(begin)

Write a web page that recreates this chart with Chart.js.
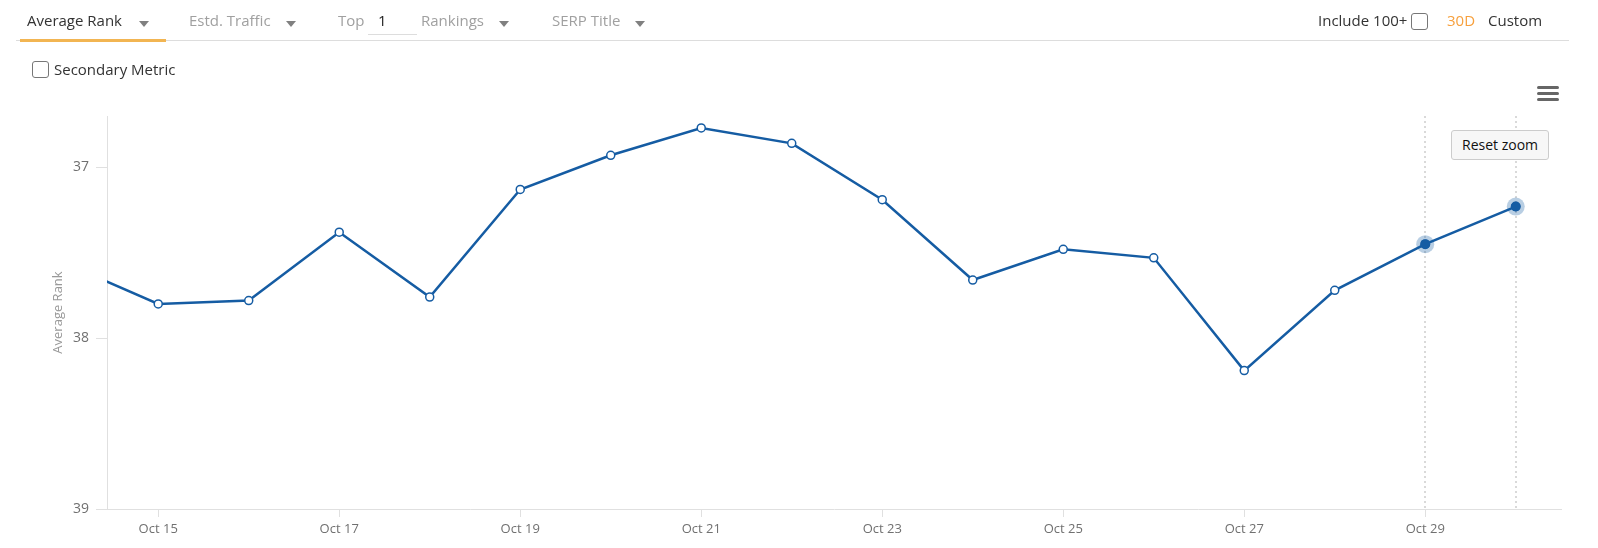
<!DOCTYPE html>
<html>
<head>
<meta charset="utf-8">
<script src="https://cdn.jsdelivr.net/npm/chart.js@4.4.1/dist/chart.umd.min.js"></script>
<style>
    html, body { margin: 0; padding: 0; background: #fff; }
    body { width: 1598px; height: 548px; position: relative; overflow: hidden; font-family: 'Open Sans', sans-serif; }
    #rankChart { position: absolute; left: 0; top: 0; }
    .ui { position: absolute; white-space: nowrap; z-index: 2; }
    .tab { font-size: 15px; color: #a0a0a0; top: 10px; }
    .tab.active { color: #333; }
    .caret { position: absolute; width: 0; height: 0; border-left: 5px solid transparent; border-right: 5px solid transparent; border-top: 6px solid #808080; top: 21px; z-index: 2; }
    .box { position: absolute; width: 15px; height: 15px; border: 1px solid #777; border-radius: 3px; background: #fff; z-index: 2; }
    .bar { position: absolute; left: 1537px; width: 22px; height: 3px; border-radius: 2px; background: #666; z-index: 2; }
</style>
</head>
<body>
<canvas id="rankChart" width="1598" height="548"></canvas>

<div class="ui tab active" style="left:27px;">Average Rank</div>
<div class="caret" style="left:139px;"></div>
<div class="ui tab" style="left:189px;">Estd. Traffic</div>
<div class="caret" style="left:286px;"></div>
<div class="ui tab" style="left:338px;">Top</div>
<div class="ui" style="left:378px; top:10px; font-size:15px; color:#222;">1</div>
<div class="ui" style="left:368px; top:34px; width:49px; height:1px; background:#ddd;"></div>
<div class="ui tab" style="left:421px;">Rankings</div>
<div class="caret" style="left:499px;"></div>
<div class="ui tab" style="left:552px;">SERP Title</div>
<div class="caret" style="left:635px;"></div>

<div class="ui" style="left:16px; top:40px; width:1553px; height:1px; background:#ddd;"></div>
<div class="ui" style="left:20px; top:39px; width:146px; height:3px; background:#f2b552;"></div>

<div class="ui" style="left:1318px; top:10px; font-size:15px; color:#333;">Include 100+</div>
<div class="box" style="left:1411px; top:13px;"></div>
<div class="ui" style="left:1447px; top:10px; font-size:15px; color:#f7a03d;">30D</div>
<div class="ui" style="left:1488px; top:10px; font-size:15px; color:#333;">Custom</div>

<div class="box" style="left:32px; top:61px;"></div>
<div class="ui" style="left:54px; top:59px; font-size:15px; color:#333;">Secondary Metric</div>

<div class="bar" style="top:86px;"></div>
<div class="bar" style="top:92px;"></div>
<div class="bar" style="top:98px;"></div>

<div class="ui" style="left:1451px; top:130px; width:96px; height:28px; border:1px solid #ccc; border-radius:3px; background:#f7f7f7; font-size:14px; color:#111; line-height:28px; text-align:center;">Reset zoom</div>

<script>
const days = [14, 15, 16, 17, 18, 19, 20, 21, 22, 23, 24, 25, 26, 27, 28, 29, 30];
const avgRank = [37.57, 37.80, 37.78, 37.38, 37.76, 37.13, 36.93, 36.77, 36.86, 37.19, 37.66, 37.48, 37.53, 38.19, 37.72, 37.45, 37.23];
const tickDays = [15, 17, 19, 21, 23, 25, 27, 29];
const rankTicks = [37, 38, 39];
const hoverDays = [29, 30];

const lineBlue = '#155ca3';

const hoverMarks = {
    id: 'hoverMarks',
    beforeDatasetsDraw(chart) {
        const ctx = chart.ctx;
        const x = chart.scales.x;
        const area = chart.chartArea;
        ctx.save();
        ctx.strokeStyle = '#d9d9d9';
        ctx.lineWidth = 2;
        ctx.setLineDash([2, 3]);
        hoverDays.forEach(d => {
            const px = Math.round(x.getPixelForValue(d));
            ctx.beginPath();
            ctx.moveTo(px, area.top);
            ctx.lineTo(px, area.bottom);
            ctx.stroke();
        });
        ctx.restore();
    },
    afterDatasetsDraw(chart) {
        const ctx = chart.ctx;
        const meta = chart.getDatasetMeta(0);
        ctx.save();
        hoverDays.forEach(d => {
            const pt = meta.data[days.indexOf(d)];
            ctx.fillStyle = 'rgba(21, 92, 163, 0.3)';
            ctx.beginPath();
            ctx.arc(pt.x, pt.y, 9, 0, Math.PI * 2);
            ctx.fill();
            ctx.fillStyle = lineBlue;
            ctx.beginPath();
            ctx.arc(pt.x, pt.y, 5, 0, Math.PI * 2);
            ctx.fill();
        });
        ctx.restore();
    }
};

function renderRankChart() {
    const ctx = document.getElementById('rankChart').getContext('2d');
    new Chart(ctx, {
        type: 'line',
        data: {
            datasets: [{
                label: 'Average Rank',
                data: days.map((d, i) => ({ x: d, y: avgRank[i] })),
                borderColor: lineBlue,
                borderWidth: 2.5,
                tension: 0,
                pointRadius: 4,
                pointBorderWidth: 1.5,
                pointBackgroundColor: '#fff',
                pointBorderColor: lineBlue
            }]
        },
        options: {
            responsive: false,
            animation: false,
            events: [],
            layout: { padding: { top: 116, left: 46, right: 37, bottom: 0 } },
            plugins: { legend: { display: false }, tooltip: { enabled: false } },
            scales: {
                x: {
                    type: 'linear',
                    min: 14.434,
                    max: 30.5,
                    afterBuildTicks: s => { s.ticks = tickDays.map(v => ({ value: v })); },
                    afterFit: s => { s.height = 39; },
                    grid: { drawOnChartArea: false, tickLength: 8, color: '#e0e0e0' },
                    border: { color: '#e0e0e0' },
                    ticks: {
                        padding: 4,
                        maxRotation: 0,
                        color: '#707070',
                        font: { family: 'Open Sans', size: 13 },
                        callback: v => 'Oct ' + v
                    }
                },
                y: {
                    reverse: true,
                    min: 36.7,
                    max: 39,
                    afterBuildTicks: s => { s.ticks = rankTicks.map(v => ({ value: v })); },
                    afterFit: s => { s.width = 61; },
                    grid: { drawOnChartArea: false, tickLength: 11, color: '#e0e0e0' },
                    border: { color: '#e0e0e0' },
                    ticks: {
                        padding: 7,
                        color: '#707070',
                        font: { family: 'Open Sans', size: 14 }
                    },
                    title: {
                        display: true,
                        text: 'Average Rank',
                        color: '#999',
                        font: { family: 'Open Sans', size: 13 }
                    }
                }
            }
        },
        plugins: [hoverMarks]
    });
}

document.addEventListener('DOMContentLoaded', renderRankChart);
</script>
</body>
</html>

(end)

Task details — Write out the material above once more, exactly as it reads, with no pictures.

Exercise answer —
Write a web page that recreates this chart with Chart.js.
<!DOCTYPE html>
<html>
<head>
<meta charset="utf-8">
<script src="https://cdn.jsdelivr.net/npm/chart.js@4.4.1/dist/chart.umd.min.js"></script>
<style>
    html, body { margin: 0; padding: 0; background: #fff; }
    body { width: 1598px; height: 548px; position: relative; overflow: hidden; font-family: 'Open Sans', sans-serif; }
    #rankChart { position: absolute; left: 0; top: 0; }
    .ui { position: absolute; white-space: nowrap; z-index: 2; }
    .tab { font-size: 15px; color: #a0a0a0; top: 10px; }
    .tab.active { color: #333; }
    .caret { position: absolute; width: 0; height: 0; border-left: 5px solid transparent; border-right: 5px solid transparent; border-top: 6px solid #808080; top: 21px; z-index: 2; }
    .box { position: absolute; width: 15px; height: 15px; border: 1px solid #777; border-radius: 3px; background: #fff; z-index: 2; }
    .bar { position: absolute; left: 1537px; width: 22px; height: 3px; border-radius: 2px; background: #666; z-index: 2; }
</style>
</head>
<body>
<canvas id="rankChart" width="1598" height="548"></canvas>

<div class="ui tab active" style="left:27px;">Average Rank</div>
<div class="caret" style="left:139px;"></div>
<div class="ui tab" style="left:189px;">Estd. Traffic</div>
<div class="caret" style="left:286px;"></div>
<div class="ui tab" style="left:338px;">Top</div>
<div class="ui" style="left:378px; top:10px; font-size:15px; color:#222;">1</div>
<div class="ui" style="left:368px; top:34px; width:49px; height:1px; background:#ddd;"></div>
<div class="ui tab" style="left:421px;">Rankings</div>
<div class="caret" style="left:499px;"></div>
<div class="ui tab" style="left:552px;">SERP Title</div>
<div class="caret" style="left:635px;"></div>

<div class="ui" style="left:16px; top:40px; width:1553px; height:1px; background:#ddd;"></div>
<div class="ui" style="left:20px; top:39px; width:146px; height:3px; background:#f2b552;"></div>

<div class="ui" style="left:1318px; top:10px; font-size:15px; color:#333;">Include 100+</div>
<div class="box" style="left:1411px; top:13px;"></div>
<div class="ui" style="left:1447px; top:10px; font-size:15px; color:#f7a03d;">30D</div>
<div class="ui" style="left:1488px; top:10px; font-size:15px; color:#333;">Custom</div>

<div class="box" style="left:32px; top:61px;"></div>
<div class="ui" style="left:54px; top:59px; font-size:15px; color:#333;">Secondary Metric</div>

<div class="bar" style="top:86px;"></div>
<div class="bar" style="top:92px;"></div>
<div class="bar" style="top:98px;"></div>

<div class="ui" style="left:1451px; top:130px; width:96px; height:28px; border:1px solid #ccc; border-radius:3px; background:#f7f7f7; font-size:14px; color:#111; line-height:28px; text-align:center;">Reset zoom</div>

<script>
const days = [14, 15, 16, 17, 18, 19, 20, 21, 22, 23, 24, 25, 26, 27, 28, 29, 30];
const avgRank = [37.57, 37.80, 37.78, 37.38, 37.76, 37.13, 36.93, 36.77, 36.86, 37.19, 37.66, 37.48, 37.53, 38.19, 37.72, 37.45, 37.23];
const tickDays = [15, 17, 19, 21, 23, 25, 27, 29];
const rankTicks = [37, 38, 39];
const hoverDays = [29, 30];

const lineBlue = '#155ca3';

const hoverMarks = {
    id: 'hoverMarks',
    beforeDatasetsDraw(chart) {
        const ctx = chart.ctx;
        const x = chart.scales.x;
        const area = chart.chartArea;
        ctx.save();
        ctx.strokeStyle = '#d9d9d9';
        ctx.lineWidth = 2;
        ctx.setLineDash([2, 3]);
        hoverDays.forEach(d => {
            const px = Math.round(x.getPixelForValue(d));
            ctx.beginPath();
            ctx.moveTo(px, area.top);
            ctx.lineTo(px, area.bottom);
            ctx.stroke();
        });
        ctx.restore();
    },
    afterDatasetsDraw(chart) {
        const ctx = chart.ctx;
        const meta = chart.getDatasetMeta(0);
        ctx.save();
        hoverDays.forEach(d => {
            const pt = meta.data[days.indexOf(d)];
            ctx.fillStyle = 'rgba(21, 92, 163, 0.3)';
            ctx.beginPath();
            ctx.arc(pt.x, pt.y, 9, 0, Math.PI * 2);
            ctx.fill();
            ctx.fillStyle = lineBlue;
            ctx.beginPath();
            ctx.arc(pt.x, pt.y, 5, 0, Math.PI * 2);
            ctx.fill();
        });
        ctx.restore();
    }
};

function renderRankChart() {
    const ctx = document.getElementById('rankChart').getContext('2d');
    new Chart(ctx, {
        type: 'line',
        data: {
            datasets: [{
                label: 'Average Rank',
                data: days.map((d, i) => ({ x: d, y: avgRank[i] })),
                borderColor: lineBlue,
                borderWidth: 2.5,
                tension: 0,
                pointRadius: 4,
                pointBorderWidth: 1.5,
                pointBackgroundColor: '#fff',
                pointBorderColor: lineBlue
            }]
        },
        options: {
            responsive: false,
            animation: false,
            events: [],
            layout: { padding: { top: 116, left: 46, right: 37, bottom: 0 } },
            plugins: { legend: { display: false }, tooltip: { enabled: false } },
            scales: {
                x: {
                    type: 'linear',
                    min: 14.434,
                    max: 30.5,
                    afterBuildTicks: s => { s.ticks = tickDays.map(v => ({ value: v })); },
                    afterFit: s => { s.height = 39; },
                    grid: { drawOnChartArea: false, tickLength: 8, color: '#e0e0e0' },
                    border: { color: '#e0e0e0' },
                    ticks: {
                        padding: 4,
                        maxRotation: 0,
                        color: '#707070',
                        font: { family: 'Open Sans', size: 13 },
                        callback: v => 'Oct ' + v
                    }
                },
                y: {
                    reverse: true,
                    min: 36.7,
                    max: 39,
                    afterBuildTicks: s => { s.ticks = rankTicks.map(v => ({ value: v })); },
                    afterFit: s => { s.width = 61; },
                    grid: { drawOnChartArea: false, tickLength: 11, color: '#e0e0e0' },
                    border: { color: '#e0e0e0' },
                    ticks: {
                        padding: 7,
                        color: '#707070',
                        font: { family: 'Open Sans', size: 14 }
                    },
                    title: {
                        display: true,
                        text: 'Average Rank',
                        color: '#999',
                        font: { family: 'Open Sans', size: 13 }
                    }
                }
            }
        },
        plugins: [hoverMarks]
    });
}

document.addEventListener('DOMContentLoaded', renderRankChart);
</script>
</body>
</html>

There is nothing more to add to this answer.